_Required task_
Reproduce the listing below word for word, with no pictures.

_Recorded information_

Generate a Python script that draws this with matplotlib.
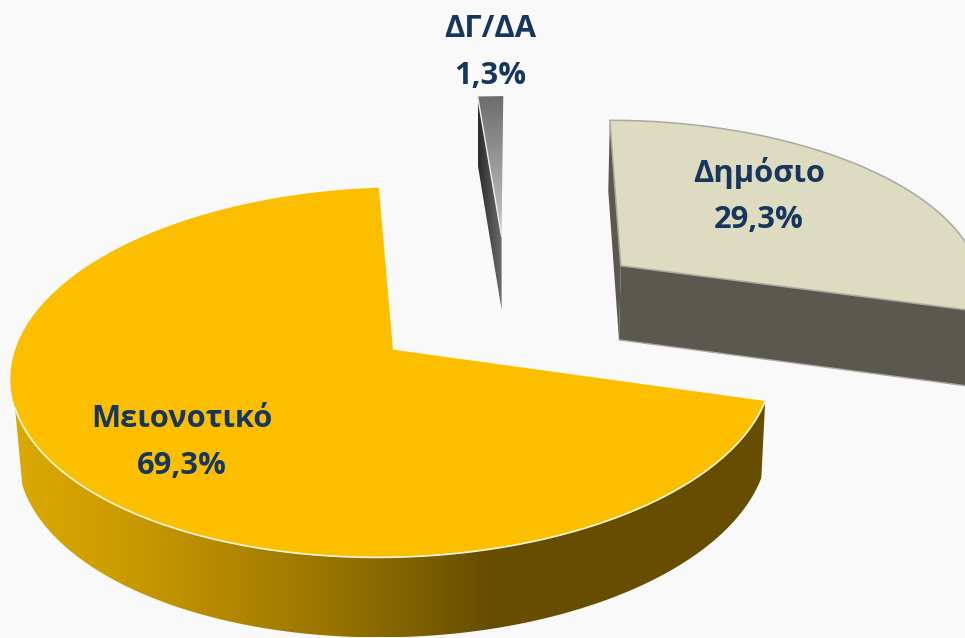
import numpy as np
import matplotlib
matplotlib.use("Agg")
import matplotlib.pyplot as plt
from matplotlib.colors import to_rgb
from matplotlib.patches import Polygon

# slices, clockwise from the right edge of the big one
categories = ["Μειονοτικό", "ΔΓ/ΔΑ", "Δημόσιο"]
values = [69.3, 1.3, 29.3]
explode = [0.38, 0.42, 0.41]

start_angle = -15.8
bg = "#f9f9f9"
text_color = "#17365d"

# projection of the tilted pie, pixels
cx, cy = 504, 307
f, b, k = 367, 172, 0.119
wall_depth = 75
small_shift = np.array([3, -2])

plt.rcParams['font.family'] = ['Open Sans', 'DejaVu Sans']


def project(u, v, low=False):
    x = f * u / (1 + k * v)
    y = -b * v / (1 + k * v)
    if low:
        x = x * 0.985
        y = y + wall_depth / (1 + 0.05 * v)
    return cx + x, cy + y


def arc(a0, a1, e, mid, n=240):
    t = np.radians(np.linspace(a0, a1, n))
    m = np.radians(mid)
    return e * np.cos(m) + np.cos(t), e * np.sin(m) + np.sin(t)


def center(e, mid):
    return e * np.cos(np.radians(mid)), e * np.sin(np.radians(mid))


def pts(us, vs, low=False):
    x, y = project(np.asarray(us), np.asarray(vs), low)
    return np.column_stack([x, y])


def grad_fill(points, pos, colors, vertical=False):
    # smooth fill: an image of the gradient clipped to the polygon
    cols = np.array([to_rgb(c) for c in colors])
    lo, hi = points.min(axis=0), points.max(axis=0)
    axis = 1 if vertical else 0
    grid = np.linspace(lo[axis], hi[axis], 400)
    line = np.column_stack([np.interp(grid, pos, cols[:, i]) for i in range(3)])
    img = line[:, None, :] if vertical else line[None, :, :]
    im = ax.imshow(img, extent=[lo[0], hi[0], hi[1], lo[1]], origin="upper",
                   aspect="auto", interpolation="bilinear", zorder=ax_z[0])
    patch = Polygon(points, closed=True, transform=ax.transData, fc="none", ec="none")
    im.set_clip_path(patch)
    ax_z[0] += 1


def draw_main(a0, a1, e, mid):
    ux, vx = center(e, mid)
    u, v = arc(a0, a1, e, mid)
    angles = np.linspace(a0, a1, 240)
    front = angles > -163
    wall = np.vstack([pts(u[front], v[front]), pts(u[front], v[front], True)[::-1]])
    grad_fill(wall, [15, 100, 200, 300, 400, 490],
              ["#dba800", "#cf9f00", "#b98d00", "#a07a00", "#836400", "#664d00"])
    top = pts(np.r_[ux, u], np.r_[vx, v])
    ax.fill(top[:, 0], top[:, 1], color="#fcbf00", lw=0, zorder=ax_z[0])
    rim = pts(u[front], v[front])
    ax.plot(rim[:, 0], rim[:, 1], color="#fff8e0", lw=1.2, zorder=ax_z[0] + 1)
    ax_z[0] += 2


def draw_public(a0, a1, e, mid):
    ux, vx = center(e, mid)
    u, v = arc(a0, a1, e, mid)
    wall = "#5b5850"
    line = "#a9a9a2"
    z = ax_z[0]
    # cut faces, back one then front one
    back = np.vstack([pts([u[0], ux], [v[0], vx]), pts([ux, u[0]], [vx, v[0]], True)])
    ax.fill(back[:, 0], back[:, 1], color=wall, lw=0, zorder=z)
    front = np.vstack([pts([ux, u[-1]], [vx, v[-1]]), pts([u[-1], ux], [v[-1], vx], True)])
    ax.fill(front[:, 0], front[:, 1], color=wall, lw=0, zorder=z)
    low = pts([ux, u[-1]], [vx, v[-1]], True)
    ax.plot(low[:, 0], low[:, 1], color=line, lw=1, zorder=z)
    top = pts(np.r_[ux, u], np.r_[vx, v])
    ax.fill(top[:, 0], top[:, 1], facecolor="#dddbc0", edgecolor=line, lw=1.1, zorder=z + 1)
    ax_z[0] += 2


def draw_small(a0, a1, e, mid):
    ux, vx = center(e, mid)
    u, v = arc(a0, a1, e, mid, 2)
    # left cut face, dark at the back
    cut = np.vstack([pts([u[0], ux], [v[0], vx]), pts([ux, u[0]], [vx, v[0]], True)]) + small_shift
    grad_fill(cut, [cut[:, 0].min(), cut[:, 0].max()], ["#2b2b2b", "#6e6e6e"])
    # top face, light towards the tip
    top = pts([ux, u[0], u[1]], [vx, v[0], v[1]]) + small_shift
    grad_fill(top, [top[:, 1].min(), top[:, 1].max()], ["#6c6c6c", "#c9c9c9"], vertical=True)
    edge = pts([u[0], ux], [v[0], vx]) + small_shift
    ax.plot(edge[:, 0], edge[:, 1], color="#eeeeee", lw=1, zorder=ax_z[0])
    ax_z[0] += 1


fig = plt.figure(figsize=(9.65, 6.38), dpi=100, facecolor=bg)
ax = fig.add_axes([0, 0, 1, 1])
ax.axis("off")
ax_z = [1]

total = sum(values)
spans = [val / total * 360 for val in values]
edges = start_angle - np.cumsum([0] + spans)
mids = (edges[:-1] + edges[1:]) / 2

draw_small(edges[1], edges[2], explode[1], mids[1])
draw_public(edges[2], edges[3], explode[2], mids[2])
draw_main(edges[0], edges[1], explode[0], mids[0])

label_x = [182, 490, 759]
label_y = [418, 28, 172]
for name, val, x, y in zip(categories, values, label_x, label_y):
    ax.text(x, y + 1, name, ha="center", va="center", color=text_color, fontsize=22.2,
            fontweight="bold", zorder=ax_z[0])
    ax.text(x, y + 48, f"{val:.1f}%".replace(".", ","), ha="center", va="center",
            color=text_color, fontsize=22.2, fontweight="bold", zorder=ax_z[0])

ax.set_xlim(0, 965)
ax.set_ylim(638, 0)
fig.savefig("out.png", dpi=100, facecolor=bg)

_Correct output_
Generate a Python script that draws this with matplotlib.
import numpy as np
import matplotlib
matplotlib.use("Agg")
import matplotlib.pyplot as plt
from matplotlib.colors import to_rgb
from matplotlib.patches import Polygon

# slices, clockwise from the right edge of the big one
categories = ["Μειονοτικό", "ΔΓ/ΔΑ", "Δημόσιο"]
values = [69.3, 1.3, 29.3]
explode = [0.38, 0.42, 0.41]

start_angle = -15.8
bg = "#f9f9f9"
text_color = "#17365d"

# projection of the tilted pie, pixels
cx, cy = 504, 307
f, b, k = 367, 172, 0.119
wall_depth = 75
small_shift = np.array([3, -2])

plt.rcParams['font.family'] = ['Open Sans', 'DejaVu Sans']


def project(u, v, low=False):
    x = f * u / (1 + k * v)
    y = -b * v / (1 + k * v)
    if low:
        x = x * 0.985
        y = y + wall_depth / (1 + 0.05 * v)
    return cx + x, cy + y


def arc(a0, a1, e, mid, n=240):
    t = np.radians(np.linspace(a0, a1, n))
    m = np.radians(mid)
    return e * np.cos(m) + np.cos(t), e * np.sin(m) + np.sin(t)


def center(e, mid):
    return e * np.cos(np.radians(mid)), e * np.sin(np.radians(mid))


def pts(us, vs, low=False):
    x, y = project(np.asarray(us), np.asarray(vs), low)
    return np.column_stack([x, y])


def grad_fill(points, pos, colors, vertical=False):
    # smooth fill: an image of the gradient clipped to the polygon
    cols = np.array([to_rgb(c) for c in colors])
    lo, hi = points.min(axis=0), points.max(axis=0)
    axis = 1 if vertical else 0
    grid = np.linspace(lo[axis], hi[axis], 400)
    line = np.column_stack([np.interp(grid, pos, cols[:, i]) for i in range(3)])
    img = line[:, None, :] if vertical else line[None, :, :]
    im = ax.imshow(img, extent=[lo[0], hi[0], hi[1], lo[1]], origin="upper",
                   aspect="auto", interpolation="bilinear", zorder=ax_z[0])
    patch = Polygon(points, closed=True, transform=ax.transData, fc="none", ec="none")
    im.set_clip_path(patch)
    ax_z[0] += 1


def draw_main(a0, a1, e, mid):
    ux, vx = center(e, mid)
    u, v = arc(a0, a1, e, mid)
    angles = np.linspace(a0, a1, 240)
    front = angles > -163
    wall = np.vstack([pts(u[front], v[front]), pts(u[front], v[front], True)[::-1]])
    grad_fill(wall, [15, 100, 200, 300, 400, 490],
              ["#dba800", "#cf9f00", "#b98d00", "#a07a00", "#836400", "#664d00"])
    top = pts(np.r_[ux, u], np.r_[vx, v])
    ax.fill(top[:, 0], top[:, 1], color="#fcbf00", lw=0, zorder=ax_z[0])
    rim = pts(u[front], v[front])
    ax.plot(rim[:, 0], rim[:, 1], color="#fff8e0", lw=1.2, zorder=ax_z[0] + 1)
    ax_z[0] += 2


def draw_public(a0, a1, e, mid):
    ux, vx = center(e, mid)
    u, v = arc(a0, a1, e, mid)
    wall = "#5b5850"
    line = "#a9a9a2"
    z = ax_z[0]
    # cut faces, back one then front one
    back = np.vstack([pts([u[0], ux], [v[0], vx]), pts([ux, u[0]], [vx, v[0]], True)])
    ax.fill(back[:, 0], back[:, 1], color=wall, lw=0, zorder=z)
    front = np.vstack([pts([ux, u[-1]], [vx, v[-1]]), pts([u[-1], ux], [v[-1], vx], True)])
    ax.fill(front[:, 0], front[:, 1], color=wall, lw=0, zorder=z)
    low = pts([ux, u[-1]], [vx, v[-1]], True)
    ax.plot(low[:, 0], low[:, 1], color=line, lw=1, zorder=z)
    top = pts(np.r_[ux, u], np.r_[vx, v])
    ax.fill(top[:, 0], top[:, 1], facecolor="#dddbc0", edgecolor=line, lw=1.1, zorder=z + 1)
    ax_z[0] += 2


def draw_small(a0, a1, e, mid):
    ux, vx = center(e, mid)
    u, v = arc(a0, a1, e, mid, 2)
    # left cut face, dark at the back
    cut = np.vstack([pts([u[0], ux], [v[0], vx]), pts([ux, u[0]], [vx, v[0]], True)]) + small_shift
    grad_fill(cut, [cut[:, 0].min(), cut[:, 0].max()], ["#2b2b2b", "#6e6e6e"])
    # top face, light towards the tip
    top = pts([ux, u[0], u[1]], [vx, v[0], v[1]]) + small_shift
    grad_fill(top, [top[:, 1].min(), top[:, 1].max()], ["#6c6c6c", "#c9c9c9"], vertical=True)
    edge = pts([u[0], ux], [v[0], vx]) + small_shift
    ax.plot(edge[:, 0], edge[:, 1], color="#eeeeee", lw=1, zorder=ax_z[0])
    ax_z[0] += 1


fig = plt.figure(figsize=(9.65, 6.38), dpi=100, facecolor=bg)
ax = fig.add_axes([0, 0, 1, 1])
ax.axis("off")
ax_z = [1]

total = sum(values)
spans = [val / total * 360 for val in values]
edges = start_angle - np.cumsum([0] + spans)
mids = (edges[:-1] + edges[1:]) / 2

draw_small(edges[1], edges[2], explode[1], mids[1])
draw_public(edges[2], edges[3], explode[2], mids[2])
draw_main(edges[0], edges[1], explode[0], mids[0])

label_x = [182, 490, 759]
label_y = [418, 28, 172]
for name, val, x, y in zip(categories, values, label_x, label_y):
    ax.text(x, y + 1, name, ha="center", va="center", color=text_color, fontsize=22.2,
            fontweight="bold", zorder=ax_z[0])
    ax.text(x, y + 48, f"{val:.1f}%".replace(".", ","), ha="center", va="center",
            color=text_color, fontsize=22.2, fontweight="bold", zorder=ax_z[0])

ax.set_xlim(0, 965)
ax.set_ylim(638, 0)
fig.savefig("out.png", dpi=100, facecolor=bg)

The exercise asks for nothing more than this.